= THE EXERCISE =
Repeat exactly the lines of the entries below from the one with "Recreate this image" through the one with "276.5, 286.5, 296.5];", both ends included, and nothing else.
[start PROVIDED DATA]
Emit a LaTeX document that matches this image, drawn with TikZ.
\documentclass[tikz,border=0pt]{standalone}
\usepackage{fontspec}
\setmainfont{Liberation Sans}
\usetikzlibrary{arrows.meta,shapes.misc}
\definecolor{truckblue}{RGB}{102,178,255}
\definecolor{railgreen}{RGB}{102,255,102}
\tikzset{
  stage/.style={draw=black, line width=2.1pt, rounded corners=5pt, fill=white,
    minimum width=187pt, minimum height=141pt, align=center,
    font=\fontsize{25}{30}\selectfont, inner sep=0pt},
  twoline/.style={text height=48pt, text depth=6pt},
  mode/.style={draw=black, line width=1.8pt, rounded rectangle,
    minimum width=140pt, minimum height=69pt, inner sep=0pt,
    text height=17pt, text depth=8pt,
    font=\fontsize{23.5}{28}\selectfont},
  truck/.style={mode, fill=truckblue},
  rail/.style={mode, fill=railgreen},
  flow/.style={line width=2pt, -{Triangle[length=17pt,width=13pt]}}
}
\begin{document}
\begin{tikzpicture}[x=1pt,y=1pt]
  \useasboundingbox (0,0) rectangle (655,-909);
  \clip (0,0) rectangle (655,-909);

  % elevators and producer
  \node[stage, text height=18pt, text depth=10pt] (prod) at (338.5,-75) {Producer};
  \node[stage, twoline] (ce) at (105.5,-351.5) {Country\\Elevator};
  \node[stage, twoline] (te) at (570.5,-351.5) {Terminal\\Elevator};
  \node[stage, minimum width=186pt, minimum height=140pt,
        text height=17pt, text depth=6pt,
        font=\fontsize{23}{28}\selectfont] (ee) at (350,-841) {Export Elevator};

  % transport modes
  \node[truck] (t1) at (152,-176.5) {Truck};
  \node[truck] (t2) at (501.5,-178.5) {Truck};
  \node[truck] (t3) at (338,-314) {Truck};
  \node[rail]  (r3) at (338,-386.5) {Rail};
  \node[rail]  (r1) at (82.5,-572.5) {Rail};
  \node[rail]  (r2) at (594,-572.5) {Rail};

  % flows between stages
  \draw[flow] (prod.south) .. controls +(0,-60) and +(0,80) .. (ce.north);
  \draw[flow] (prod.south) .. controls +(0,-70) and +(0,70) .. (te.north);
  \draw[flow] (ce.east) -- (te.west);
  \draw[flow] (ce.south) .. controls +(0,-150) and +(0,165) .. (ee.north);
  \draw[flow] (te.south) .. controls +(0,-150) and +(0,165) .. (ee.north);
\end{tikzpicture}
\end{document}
[end PROVIDED DATA]
[start PROVIDED DATA]
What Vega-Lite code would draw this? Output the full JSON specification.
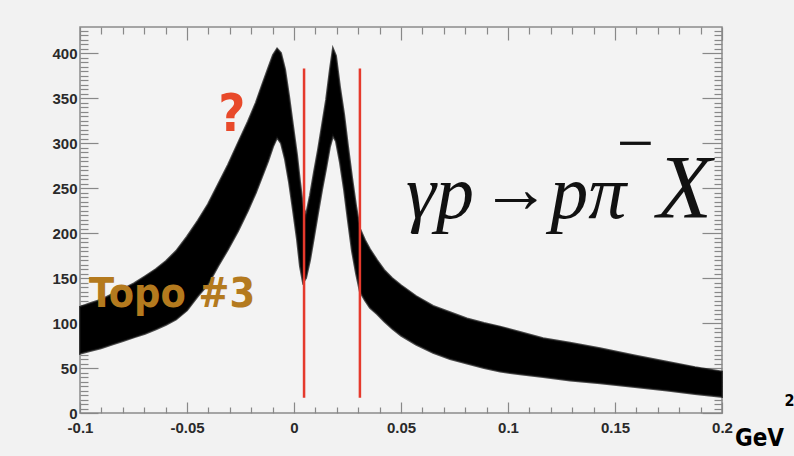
[end PROVIDED DATA]
[start PROVIDED DATA]
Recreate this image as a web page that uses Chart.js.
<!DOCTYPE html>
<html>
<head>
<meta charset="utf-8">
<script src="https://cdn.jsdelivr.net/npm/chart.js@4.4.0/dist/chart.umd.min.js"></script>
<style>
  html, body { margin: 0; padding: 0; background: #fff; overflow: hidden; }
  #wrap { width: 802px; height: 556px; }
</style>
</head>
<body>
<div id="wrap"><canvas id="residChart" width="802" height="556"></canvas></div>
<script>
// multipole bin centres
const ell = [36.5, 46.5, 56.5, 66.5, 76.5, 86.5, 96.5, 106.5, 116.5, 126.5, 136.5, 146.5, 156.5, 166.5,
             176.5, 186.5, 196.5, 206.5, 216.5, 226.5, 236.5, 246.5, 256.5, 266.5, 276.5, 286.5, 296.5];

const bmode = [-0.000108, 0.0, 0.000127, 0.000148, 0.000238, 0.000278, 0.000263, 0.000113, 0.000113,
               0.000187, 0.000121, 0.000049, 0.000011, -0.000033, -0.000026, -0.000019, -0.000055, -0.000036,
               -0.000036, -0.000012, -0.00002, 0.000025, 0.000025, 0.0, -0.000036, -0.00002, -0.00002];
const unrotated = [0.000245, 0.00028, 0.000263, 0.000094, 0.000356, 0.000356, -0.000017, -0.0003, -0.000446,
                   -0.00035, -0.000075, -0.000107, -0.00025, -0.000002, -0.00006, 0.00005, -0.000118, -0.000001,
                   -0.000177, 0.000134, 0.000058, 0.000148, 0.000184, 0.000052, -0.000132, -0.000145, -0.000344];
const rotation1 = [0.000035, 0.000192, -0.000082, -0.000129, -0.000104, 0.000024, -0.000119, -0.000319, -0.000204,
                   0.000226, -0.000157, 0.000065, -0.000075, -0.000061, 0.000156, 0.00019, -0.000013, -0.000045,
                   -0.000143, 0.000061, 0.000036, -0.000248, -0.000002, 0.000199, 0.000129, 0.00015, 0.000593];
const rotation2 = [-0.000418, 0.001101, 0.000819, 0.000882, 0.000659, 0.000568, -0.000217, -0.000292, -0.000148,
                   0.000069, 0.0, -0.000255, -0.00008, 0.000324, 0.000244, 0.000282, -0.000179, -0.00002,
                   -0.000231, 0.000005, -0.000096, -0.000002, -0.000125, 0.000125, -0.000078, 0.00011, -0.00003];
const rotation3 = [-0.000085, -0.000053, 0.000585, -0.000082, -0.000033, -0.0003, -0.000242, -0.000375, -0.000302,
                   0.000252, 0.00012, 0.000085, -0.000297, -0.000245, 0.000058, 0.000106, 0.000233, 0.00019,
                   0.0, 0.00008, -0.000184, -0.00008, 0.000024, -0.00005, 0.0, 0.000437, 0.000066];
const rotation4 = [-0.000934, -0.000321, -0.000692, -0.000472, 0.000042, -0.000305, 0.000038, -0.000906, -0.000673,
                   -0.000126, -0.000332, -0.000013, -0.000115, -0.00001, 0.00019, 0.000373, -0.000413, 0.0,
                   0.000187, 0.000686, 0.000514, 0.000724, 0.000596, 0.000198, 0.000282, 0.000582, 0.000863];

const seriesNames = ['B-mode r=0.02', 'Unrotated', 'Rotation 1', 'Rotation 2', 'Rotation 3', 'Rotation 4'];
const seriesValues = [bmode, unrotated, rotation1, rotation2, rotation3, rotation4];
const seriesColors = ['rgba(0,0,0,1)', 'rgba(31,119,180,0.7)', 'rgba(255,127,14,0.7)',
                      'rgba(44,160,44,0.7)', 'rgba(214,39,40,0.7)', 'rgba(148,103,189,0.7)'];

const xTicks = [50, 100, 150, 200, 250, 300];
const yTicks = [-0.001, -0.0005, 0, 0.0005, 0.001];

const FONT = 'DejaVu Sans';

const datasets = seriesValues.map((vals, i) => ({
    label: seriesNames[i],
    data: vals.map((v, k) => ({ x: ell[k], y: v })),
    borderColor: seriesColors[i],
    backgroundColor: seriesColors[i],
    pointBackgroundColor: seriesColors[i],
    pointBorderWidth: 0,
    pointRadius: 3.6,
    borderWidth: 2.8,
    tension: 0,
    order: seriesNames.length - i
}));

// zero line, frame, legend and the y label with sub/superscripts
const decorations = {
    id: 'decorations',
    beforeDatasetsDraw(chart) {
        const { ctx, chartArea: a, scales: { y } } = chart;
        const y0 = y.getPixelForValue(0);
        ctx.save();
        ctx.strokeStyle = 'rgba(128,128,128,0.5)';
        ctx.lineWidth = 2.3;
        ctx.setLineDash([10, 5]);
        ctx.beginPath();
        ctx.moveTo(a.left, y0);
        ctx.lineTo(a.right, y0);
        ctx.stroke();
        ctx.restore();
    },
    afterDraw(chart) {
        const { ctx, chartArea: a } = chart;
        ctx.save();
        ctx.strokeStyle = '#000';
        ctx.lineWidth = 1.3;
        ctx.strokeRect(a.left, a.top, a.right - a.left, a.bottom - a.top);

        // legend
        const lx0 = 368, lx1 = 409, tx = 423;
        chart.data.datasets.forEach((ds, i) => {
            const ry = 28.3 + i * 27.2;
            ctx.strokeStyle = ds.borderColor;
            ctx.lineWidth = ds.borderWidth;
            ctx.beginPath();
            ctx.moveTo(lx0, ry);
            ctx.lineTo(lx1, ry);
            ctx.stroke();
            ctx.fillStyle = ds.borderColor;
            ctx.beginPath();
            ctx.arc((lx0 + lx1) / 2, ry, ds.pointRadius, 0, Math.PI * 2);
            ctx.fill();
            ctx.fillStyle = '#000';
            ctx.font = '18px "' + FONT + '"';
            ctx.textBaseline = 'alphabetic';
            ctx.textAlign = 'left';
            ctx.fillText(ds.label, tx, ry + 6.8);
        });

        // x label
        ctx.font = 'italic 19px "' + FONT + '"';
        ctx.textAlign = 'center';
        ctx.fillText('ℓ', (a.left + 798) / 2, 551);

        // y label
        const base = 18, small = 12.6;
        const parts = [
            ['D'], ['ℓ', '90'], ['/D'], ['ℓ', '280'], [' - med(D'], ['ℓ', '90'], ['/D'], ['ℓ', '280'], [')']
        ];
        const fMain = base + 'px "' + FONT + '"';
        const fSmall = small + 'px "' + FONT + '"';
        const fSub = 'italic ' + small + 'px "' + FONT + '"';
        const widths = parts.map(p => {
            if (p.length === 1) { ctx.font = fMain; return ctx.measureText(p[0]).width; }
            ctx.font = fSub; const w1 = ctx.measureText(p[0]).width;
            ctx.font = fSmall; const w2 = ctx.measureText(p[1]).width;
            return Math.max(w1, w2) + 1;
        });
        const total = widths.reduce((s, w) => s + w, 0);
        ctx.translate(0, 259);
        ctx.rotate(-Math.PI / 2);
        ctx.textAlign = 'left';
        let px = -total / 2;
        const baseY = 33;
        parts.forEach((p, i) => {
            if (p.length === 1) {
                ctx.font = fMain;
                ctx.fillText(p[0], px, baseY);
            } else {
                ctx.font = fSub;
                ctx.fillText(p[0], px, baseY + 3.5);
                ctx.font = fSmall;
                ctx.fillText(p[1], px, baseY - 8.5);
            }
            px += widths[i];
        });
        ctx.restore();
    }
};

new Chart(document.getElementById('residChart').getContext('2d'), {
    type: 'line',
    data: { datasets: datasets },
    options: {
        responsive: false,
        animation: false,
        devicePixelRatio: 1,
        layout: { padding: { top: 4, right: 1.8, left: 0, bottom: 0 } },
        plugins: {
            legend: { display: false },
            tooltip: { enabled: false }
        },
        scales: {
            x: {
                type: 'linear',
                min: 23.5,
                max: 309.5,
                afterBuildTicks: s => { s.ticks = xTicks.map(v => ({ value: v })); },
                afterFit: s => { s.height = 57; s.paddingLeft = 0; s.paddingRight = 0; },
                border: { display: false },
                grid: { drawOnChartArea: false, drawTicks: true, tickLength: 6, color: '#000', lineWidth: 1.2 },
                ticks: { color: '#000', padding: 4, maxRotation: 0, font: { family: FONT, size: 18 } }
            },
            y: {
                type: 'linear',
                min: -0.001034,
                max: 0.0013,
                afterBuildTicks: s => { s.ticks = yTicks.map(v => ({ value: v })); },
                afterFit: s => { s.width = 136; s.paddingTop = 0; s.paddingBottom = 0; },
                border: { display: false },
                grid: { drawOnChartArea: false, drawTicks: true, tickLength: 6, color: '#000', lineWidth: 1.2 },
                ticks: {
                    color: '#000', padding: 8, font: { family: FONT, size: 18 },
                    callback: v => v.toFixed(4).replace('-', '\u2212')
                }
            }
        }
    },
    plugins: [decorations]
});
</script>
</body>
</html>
[end PROVIDED DATA]
= ANSWER FOR THE TASK =
Recreate this image as a web page that uses Chart.js.
<!DOCTYPE html>
<html>
<head>
<meta charset="utf-8">
<script src="https://cdn.jsdelivr.net/npm/chart.js@4.4.0/dist/chart.umd.min.js"></script>
<style>
  html, body { margin: 0; padding: 0; background: #fff; overflow: hidden; }
  #wrap { width: 802px; height: 556px; }
</style>
</head>
<body>
<div id="wrap"><canvas id="residChart" width="802" height="556"></canvas></div>
<script>
// multipole bin centres
const ell = [36.5, 46.5, 56.5, 66.5, 76.5, 86.5, 96.5, 106.5, 116.5, 126.5, 136.5, 146.5, 156.5, 166.5,
             176.5, 186.5, 196.5, 206.5, 216.5, 226.5, 236.5, 246.5, 256.5, 266.5, 276.5, 286.5, 296.5];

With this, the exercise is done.